(Putting on my devil’s advocate hat on .)
I can’t get incentives to align. Before going into details I want to propose a basic model for proposer revenue T-F versus F:
- Marginality: Because of proposer open competition we should expect small profit margins (and small revenue T-F) for proposers. The more proposers join in, the smaller the profit margins. This is in contrast to F which derives from an open auction where the more users means a higher F. In short, in a healthy market with many proposers and many users, T-F should be marginal versus F.
- Unpredictability: Proposer open competition should also yield steady (non-volatile) profit margins. This is in contrast to total transaction fees T being wildly volatile and hard to predict (as we know empirically). In short, the ratio between T-F and F changes widely and is hard to predict.
We now go back incentive alignment. In general, if the design assumes validators do not have access to the collation body before posting the collation header to the VMC (in contrast to the commitment-and-trapping scheme) then either:
- Proposers can grief validators, or
- Validators get full payment (proposer fees and collation subsidy) for collations that contribute to security, even for unavailable collations.
Proposers having the option to grief validators seems bad. The marginality of T-F versus F (or versus F+S, where S is the collation subsidy) means there is a high incentive to grief. In turn, this encourages validators to do “credit scoring” on proposers (see a similar argument here). The greater the demand for transaction fees the higher the incentive to grief, which in turn increases the need for validators to do credit scoring on proposers.
The other option is to give validators full payment, but this seems to introduce other bad things. In the diagram above the proposers for two of the three collations with a virtual score score of 4 (namely the leftmost and rightmost collations) would have to forgo F without any reward.

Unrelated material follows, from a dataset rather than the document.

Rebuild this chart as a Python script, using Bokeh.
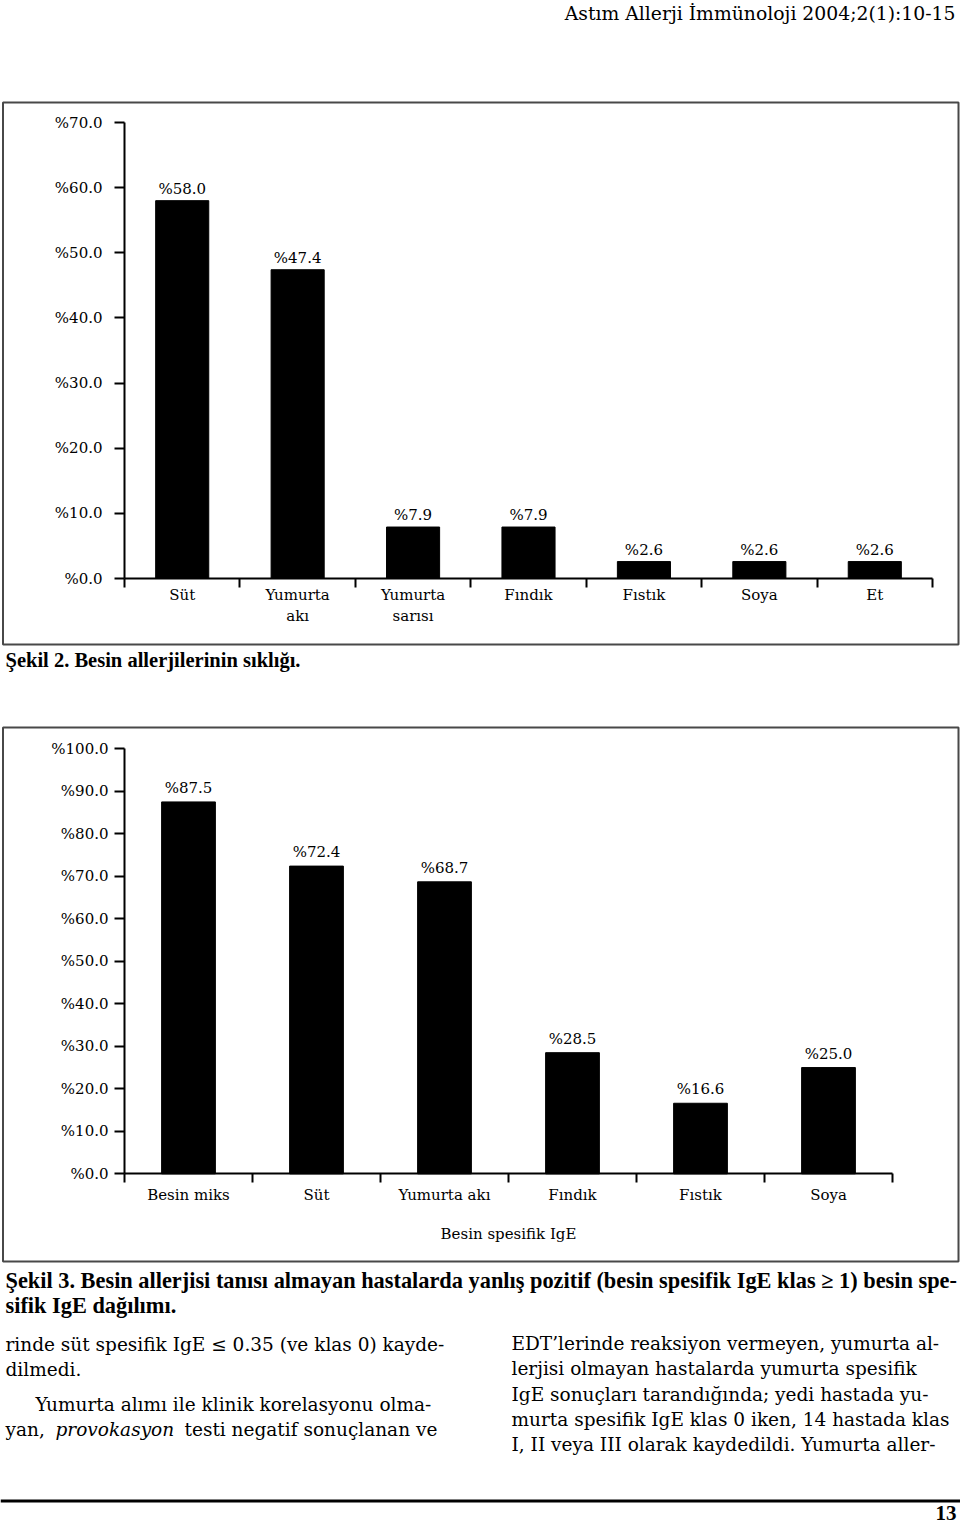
from bokeh.plotting import figure
from bokeh.models import Range1d, LinearAxis, FixedTicker, PrintfTickFormatter, ColumnDataSource
from bokeh.core.properties import value
from bokeh.embed import file_html
from bokeh.resources import INLINE

# ---------------- data ----------------
cats1 = ["Süt", "Yumurta\nakı", "Yumurta\nsarısı", "Fındık", "Fıstık", "Soya", "Et"]
vals1 = [58.0, 47.4, 7.9, 7.9, 2.6, 2.6, 2.6]
yticks1 = [0, 10, 20, 30, 40, 50, 60, 70]

cats2 = ["Besin miks", "Süt", "Yumurta akı", "Fındık", "Fıstık", "Soya"]
vals2 = [87.5, 72.4, 68.7, 28.5, 16.6, 25.0]
yticks2 = [0, 10, 20, 30, 40, 50, 60, 70, 80, 90, 100]
xtitle2 = "Besin spesifik IgE"

header_text = "Astım Allerji İmmünoloji 2004;2(1):10-15"
caption2 = "Şekil 2. Besin allerjilerinin sıklığı."
caption3 = ["Şekil 3. Besin allerjisi tanısı almayan hastalarda yanlış pozitif (besin spesifik IgE klas ≥ 1) besin spe-",
            "sifik IgE dağılımı."]
body_left = ["rinde süt spesifik IgE ≤ 0.35 (ve klas 0) kayde-",
             "dilmedi.",
             "Yumurta alımı ile klinik korelasyonu olma-"]
body_left_last = ["yan,", "provokasyon", "testi negatif sonuçlanan ve"]
body_right = ["EDT’lerinde reaksiyon vermeyen, yumurta al-",
              "lerjisi olmayan hastalarda yumurta spesifik",
              "IgE sonuçları tarandığında; yedi hastada yu-",
              "murta spesifik IgE klas 0 iken, 14 hastada klas",
              "I, II veya III olarak kaydedildi. Yumurta aller-"]
page_number = "13"

# ---------------- layout (page pixels) ----------------
W, H = 960, 1527
SERIF = value("DejaVu Serif")
BOLD = value("Liberation Serif")

p = figure(width=W, height=H, x_range=Range1d(0, W), y_range=Range1d(H, 0),
           output_backend="svg", toolbar_location=None, min_border=0,
           x_axis_type=None, y_axis_type=None)
p.outline_line_color = None
p.background_fill_color = "white"
p.border_fill_color = "white"


def fit(d0, d1, p0, p1, f0, f1):
    k = (d1 - d0) / (p1 - p0)
    return Range1d(start=d0 + (f0 - p0) * k, end=d0 + (f1 - p0) * k)


def chart(name, cats, vals, yticks, px0, px1, py0, py1, bar_w, lab_off,
          x_standoff, y_standoff, xtitle=None, title_standoff=0):
    n = len(cats)
    xr, yr = name + "x", name + "y"
    p.extra_x_ranges[xr] = fit(0, n, px0, px1, 0, W)
    p.extra_y_ranges[yr] = fit(0, yticks[-1], py0, py1, H, 0)
    centers = [i + 0.5 for i in range(n)]
    src = ColumnDataSource(dict(x=centers, top=vals, label=[f"%{v:.1f}" for v in vals]))
    p.vbar(x="x", top="top", bottom=0, width=bar_w, source=src,
           x_range_name=xr, y_range_name=yr, fill_color="black", line_color="black")
    p.text(x="x", y="top", text="label", source=src, x_range_name=xr, y_range_name=yr,
           text_align="center", text_baseline="middle", y_offset=lab_off,
           text_font=SERIF, text_font_size="15px", text_color="black")
    xa = LinearAxis(x_range_name=xr, y_range_name=yr, fixed_location=0, bounds=(0, n),
                    ticker=FixedTicker(ticks=centers, minor_ticks=list(range(n + 1))),
                    major_label_overrides={c: lab for c, lab in zip(centers, cats)},
                    major_tick_out=0, major_tick_in=0, major_tick_line_color=None,
                    minor_tick_out=9, minor_tick_in=0, minor_tick_line_width=2,
                    minor_tick_line_color="black",
                    axis_line_width=2, axis_line_color="black",
                    major_label_standoff=x_standoff,
                    major_label_text_font="DejaVu Serif", major_label_text_font_size="15px",
                    major_label_text_color="black")
    if xtitle:
        xa.axis_label = xtitle
        xa.axis_label_text_font = "DejaVu Serif"
        xa.axis_label_text_font_size = "15px"
        xa.axis_label_text_font_style = "normal"
        xa.axis_label_text_color = "black"
        xa.axis_label_standoff = title_standoff
    p.add_layout(xa, "below")
    ya = LinearAxis(x_range_name=xr, y_range_name=yr, fixed_location=0, bounds=(0, yticks[-1]),
                    ticker=FixedTicker(ticks=yticks), formatter=PrintfTickFormatter(format="%%%.1f"),
                    major_tick_out=10, major_tick_in=0, major_tick_line_width=2,
                    major_tick_line_color="black", minor_tick_out=0, minor_tick_in=0,
                    axis_line_width=2, axis_line_color="black",
                    major_label_standoff=y_standoff,
                    major_label_text_font="DejaVu Serif", major_label_text_font_size="15px",
                    major_label_text_color="black")
    p.add_layout(ya, "left")


# frame boxes around figures
p.quad(left=[2.5, 2.5], right=[958, 958], top=[102, 727], bottom=[644, 1261],
       fill_color=None, line_color="#484848", line_width=2)

chart("c1", cats1, vals1, yticks1, 124, 932, 578, 122, 0.46, -12, -2, 12)
chart("c2", cats2, vals2, yticks2, 124, 892, 1173.3, 748.3, 0.42, -14, 3, 6,
      xtitle=xtitle2, title_standoff=18)


def txt(x, y, t, font=SERIF, size="18.5px", style="normal", align="left"):
    p.text(x=x, y=y, text=t, text_align=align, text_baseline="middle", text_font=font,
           text_font_style=style, text_font_size=size, text_color="black")


# header
txt([955], [12.5], [header_text], size="18.8px", align="right")

# captions
txt([5], [659], [caption2], font=BOLD, size="20.5px", style="bold")
txt([5, 5], [1280, 1305], caption3, font=BOLD, size="22.35px", style="bold")

# body text
txt([5, 5, 35], [1343.5, 1368.5, 1403.5], body_left)
txt([5], [1428.5], [body_left_last[0]])
txt([55], [1428.5], [body_left_last[1]], style="italic")
txt([184], [1428.5], [body_left_last[2]])
txt([511] * 5, [1342.5, 1368, 1393.5, 1418.5, 1444], body_right)

# footer
p.quad(left=[0], right=[W], top=[1499], bottom=[1502], fill_color="black", line_color=None)
txt([956], [1512], [page_number], font=BOLD, size="21px", style="bold", align="right")

open("out.html", "w").write(file_html(p, INLINE))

The huge discrepancy between the potential reward (T-F) and the potential penalty (F), combined with the unpredictability of F, may make it hard for proposers to effectively run a business without taking huge risks.
This also opens the possibility for proposers to get griefed by other proposers, or by validators. Notice for example that because validators are guaranteed payment they can grief proposers for free, i.e. the griefing factor is infinite. In general I also dislike the idea of paying validators for unavailable collations because the clean separation between availability (enforced by validators) and validity (enforced by proposers) gets muddied.